BUFFALO, N.Y. (WIVB)- No Pledge of Allegiance for Buffalo Common Council member Ulysees Wingo.
For the second time, the Masten District leader stood fist in the air, taking a stand against police killings of unarmed black men.
The first time he stood in silent protest was following the death of Terence Crutcher, an unarmed black man who was fatally shot by police in Tulsa.
“Institutionalized racism is real. No one else, if you’re not black, has to live a black life and deal with micro-aggressions on a daily basis but a black person,” Wingo told News 4.
He’s been criticized for what some feel is a sign of disrespect to the flag.
Prior to Wingo’s silent protest, 49ers quarterback Colin Kaepernick was criticized for refusing to stand for the National Anthem. Kaepernick, who has continued his protest, is also making a statement about police brutality in black communities across the country.
“This is not about any disrespect. This is about bringing attention to an issue that we all feel is systemic in our country,” Wingo said, citing his father and uncles are all war veterans.
During Tuesday’s Common Council meeting, Council member Wingo wasn’t alone; dozens joined him, holding up fists during the Pledge.
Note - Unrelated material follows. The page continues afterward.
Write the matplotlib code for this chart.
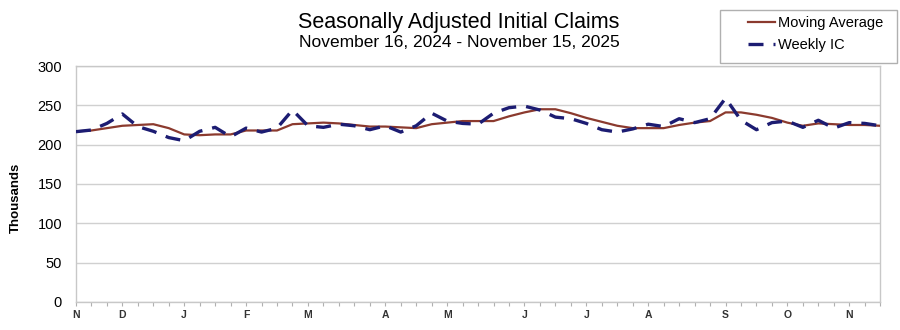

“I’m extremely proud of Council member Wingo for taking a stand for justice,” Open Buffalo’s Franchelle Hart told News 4. She was one of Wingo’s supporters in the Common Council Chambers, sporting a “I stand with Wingo” sticker on her shirt.
While Wingo’s symbol got a lot of kudos, he admits, it’s about more than that. So do his supporters.
“We want to make sure that that never happens in Buffalo and we’re going to do that through engagement and conversations with the powers that be,” Pastor James Giles said.
Wingo chairs the Education Committee and also works in city schools with students. He said setting an example for young people, especially young black men, is part of the solution.
The other part though, he said, is for all leaders to recognize there is a problem.
“This is not about law enforcement. We need the law. We need police. This is about those individuals who refuse to value lives period,” Wingo said during Tuesday’s Common Council meeting.
Council member David Rivera spoke in support of Wingo, though he didn’t join him in protest. Rivera, who has a history in law enforcement, said Wingo’s gesture has started an important dialogue that’s long overdue.